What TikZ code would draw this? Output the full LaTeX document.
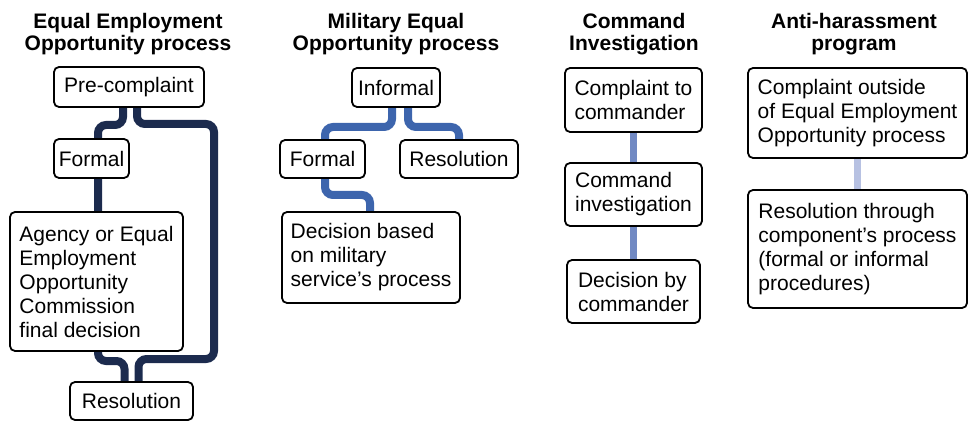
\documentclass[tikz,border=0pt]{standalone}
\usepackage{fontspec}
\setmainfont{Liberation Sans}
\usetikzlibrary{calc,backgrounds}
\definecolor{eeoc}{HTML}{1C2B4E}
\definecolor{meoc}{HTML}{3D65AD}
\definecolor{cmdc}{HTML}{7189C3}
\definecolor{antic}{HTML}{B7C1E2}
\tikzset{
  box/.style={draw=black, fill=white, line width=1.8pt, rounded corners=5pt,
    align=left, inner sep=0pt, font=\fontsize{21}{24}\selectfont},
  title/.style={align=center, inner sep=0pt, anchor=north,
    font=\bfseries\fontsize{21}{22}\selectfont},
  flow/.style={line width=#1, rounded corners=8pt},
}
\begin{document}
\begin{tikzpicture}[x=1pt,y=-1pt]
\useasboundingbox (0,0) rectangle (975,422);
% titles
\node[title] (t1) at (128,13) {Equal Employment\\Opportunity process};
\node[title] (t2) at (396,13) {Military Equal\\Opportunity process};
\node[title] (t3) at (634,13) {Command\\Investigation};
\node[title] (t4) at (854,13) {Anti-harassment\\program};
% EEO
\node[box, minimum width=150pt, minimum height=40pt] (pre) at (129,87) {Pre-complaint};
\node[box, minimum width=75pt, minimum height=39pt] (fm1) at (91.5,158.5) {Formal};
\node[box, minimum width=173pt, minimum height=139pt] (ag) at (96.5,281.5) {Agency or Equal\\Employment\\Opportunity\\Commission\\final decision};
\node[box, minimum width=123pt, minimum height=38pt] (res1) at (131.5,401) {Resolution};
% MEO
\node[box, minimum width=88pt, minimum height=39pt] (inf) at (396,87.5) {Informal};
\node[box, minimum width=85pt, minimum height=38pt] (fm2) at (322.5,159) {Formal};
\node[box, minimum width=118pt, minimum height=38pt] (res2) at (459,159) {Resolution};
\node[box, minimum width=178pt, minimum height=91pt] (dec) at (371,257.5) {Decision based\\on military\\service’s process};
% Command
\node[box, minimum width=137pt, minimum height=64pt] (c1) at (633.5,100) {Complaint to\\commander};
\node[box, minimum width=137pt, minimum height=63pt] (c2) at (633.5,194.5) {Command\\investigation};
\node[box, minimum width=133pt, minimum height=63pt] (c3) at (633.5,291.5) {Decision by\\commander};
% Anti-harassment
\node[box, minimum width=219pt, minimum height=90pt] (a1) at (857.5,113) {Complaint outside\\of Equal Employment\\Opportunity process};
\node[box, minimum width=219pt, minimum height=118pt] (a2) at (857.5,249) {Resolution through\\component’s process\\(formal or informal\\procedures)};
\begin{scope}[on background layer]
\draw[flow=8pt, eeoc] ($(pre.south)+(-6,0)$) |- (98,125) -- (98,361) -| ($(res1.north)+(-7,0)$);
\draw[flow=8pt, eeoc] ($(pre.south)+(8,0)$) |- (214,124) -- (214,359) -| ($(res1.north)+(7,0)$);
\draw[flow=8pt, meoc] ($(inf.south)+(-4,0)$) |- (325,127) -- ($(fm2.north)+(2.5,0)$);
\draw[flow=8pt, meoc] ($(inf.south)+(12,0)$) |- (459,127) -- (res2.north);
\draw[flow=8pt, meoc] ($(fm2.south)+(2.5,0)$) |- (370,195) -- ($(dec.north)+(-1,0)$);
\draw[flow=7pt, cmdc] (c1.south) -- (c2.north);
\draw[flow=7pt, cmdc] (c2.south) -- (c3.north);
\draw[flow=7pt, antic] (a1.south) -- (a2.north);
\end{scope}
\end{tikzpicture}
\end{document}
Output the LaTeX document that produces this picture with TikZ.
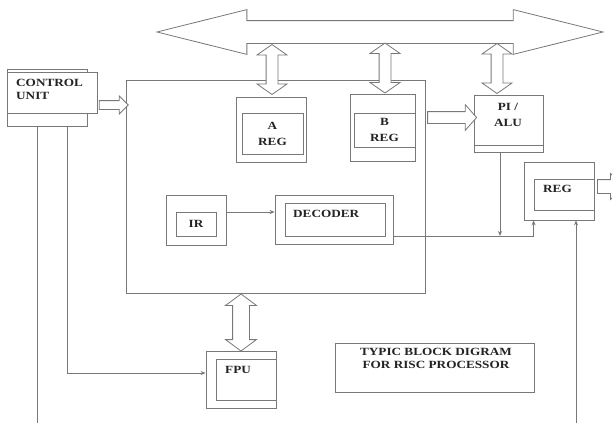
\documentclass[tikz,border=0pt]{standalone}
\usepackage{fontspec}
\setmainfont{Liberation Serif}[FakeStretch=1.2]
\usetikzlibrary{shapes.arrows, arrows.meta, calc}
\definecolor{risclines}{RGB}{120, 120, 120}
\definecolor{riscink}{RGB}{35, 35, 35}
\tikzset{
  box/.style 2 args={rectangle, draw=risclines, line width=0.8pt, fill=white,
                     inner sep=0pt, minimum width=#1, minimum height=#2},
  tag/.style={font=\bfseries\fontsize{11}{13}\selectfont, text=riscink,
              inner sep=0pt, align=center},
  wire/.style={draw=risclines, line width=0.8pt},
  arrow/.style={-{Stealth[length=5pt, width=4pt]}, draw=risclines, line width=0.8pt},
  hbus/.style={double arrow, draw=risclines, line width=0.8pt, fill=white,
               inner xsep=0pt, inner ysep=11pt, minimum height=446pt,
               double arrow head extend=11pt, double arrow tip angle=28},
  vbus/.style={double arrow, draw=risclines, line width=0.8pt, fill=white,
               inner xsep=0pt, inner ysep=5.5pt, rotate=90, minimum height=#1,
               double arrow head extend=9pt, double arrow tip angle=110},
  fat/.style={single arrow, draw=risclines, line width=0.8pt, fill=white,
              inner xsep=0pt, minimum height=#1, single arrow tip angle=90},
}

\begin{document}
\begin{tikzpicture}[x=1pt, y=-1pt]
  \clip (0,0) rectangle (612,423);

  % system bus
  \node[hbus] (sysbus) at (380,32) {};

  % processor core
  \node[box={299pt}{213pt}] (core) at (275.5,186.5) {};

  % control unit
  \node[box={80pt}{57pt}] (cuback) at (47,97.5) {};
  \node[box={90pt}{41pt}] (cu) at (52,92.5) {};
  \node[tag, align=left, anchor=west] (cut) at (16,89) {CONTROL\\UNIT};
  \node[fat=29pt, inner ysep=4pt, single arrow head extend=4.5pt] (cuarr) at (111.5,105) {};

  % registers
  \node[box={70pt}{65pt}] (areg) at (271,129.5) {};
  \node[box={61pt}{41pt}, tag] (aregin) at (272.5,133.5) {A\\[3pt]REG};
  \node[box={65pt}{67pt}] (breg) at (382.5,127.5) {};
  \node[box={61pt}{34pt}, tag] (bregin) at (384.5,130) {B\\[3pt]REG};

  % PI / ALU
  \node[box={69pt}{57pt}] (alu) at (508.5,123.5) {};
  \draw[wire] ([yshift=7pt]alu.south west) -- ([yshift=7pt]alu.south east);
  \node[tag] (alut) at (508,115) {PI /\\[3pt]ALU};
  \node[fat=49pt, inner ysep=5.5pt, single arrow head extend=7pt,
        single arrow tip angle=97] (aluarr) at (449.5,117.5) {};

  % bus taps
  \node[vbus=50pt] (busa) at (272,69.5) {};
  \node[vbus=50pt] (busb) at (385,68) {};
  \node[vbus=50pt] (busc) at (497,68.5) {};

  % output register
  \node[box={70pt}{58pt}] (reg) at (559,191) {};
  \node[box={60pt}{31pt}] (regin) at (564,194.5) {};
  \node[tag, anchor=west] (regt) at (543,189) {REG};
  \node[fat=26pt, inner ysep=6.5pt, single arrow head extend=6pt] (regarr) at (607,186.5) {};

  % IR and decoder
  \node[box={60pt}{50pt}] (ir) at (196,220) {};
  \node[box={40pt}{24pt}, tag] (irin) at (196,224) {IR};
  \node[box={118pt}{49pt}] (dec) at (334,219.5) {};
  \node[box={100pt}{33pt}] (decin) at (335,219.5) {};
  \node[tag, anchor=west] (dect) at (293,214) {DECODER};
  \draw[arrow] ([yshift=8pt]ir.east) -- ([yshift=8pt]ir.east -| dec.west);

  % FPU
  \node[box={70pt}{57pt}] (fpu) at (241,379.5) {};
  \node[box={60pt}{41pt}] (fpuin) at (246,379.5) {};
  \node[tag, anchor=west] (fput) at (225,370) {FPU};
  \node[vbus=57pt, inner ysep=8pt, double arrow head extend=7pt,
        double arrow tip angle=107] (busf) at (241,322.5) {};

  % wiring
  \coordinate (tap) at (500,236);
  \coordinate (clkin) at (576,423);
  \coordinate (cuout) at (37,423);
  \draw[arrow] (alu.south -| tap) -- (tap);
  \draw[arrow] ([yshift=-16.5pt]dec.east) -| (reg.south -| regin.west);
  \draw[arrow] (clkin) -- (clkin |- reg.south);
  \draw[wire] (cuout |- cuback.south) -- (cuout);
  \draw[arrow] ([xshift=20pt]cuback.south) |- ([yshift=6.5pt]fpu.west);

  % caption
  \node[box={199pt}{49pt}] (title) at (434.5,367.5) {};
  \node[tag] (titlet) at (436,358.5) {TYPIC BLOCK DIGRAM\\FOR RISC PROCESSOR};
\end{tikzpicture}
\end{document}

════════

▶ _PROBLEM DESCRIPTION_
Copy out every line of the data that includes the word "LaTeX".

▶ _EXERCISE RESULT_
What TikZ code would draw this? Output the full LaTeX document.
Output the LaTeX document that produces this picture with TikZ.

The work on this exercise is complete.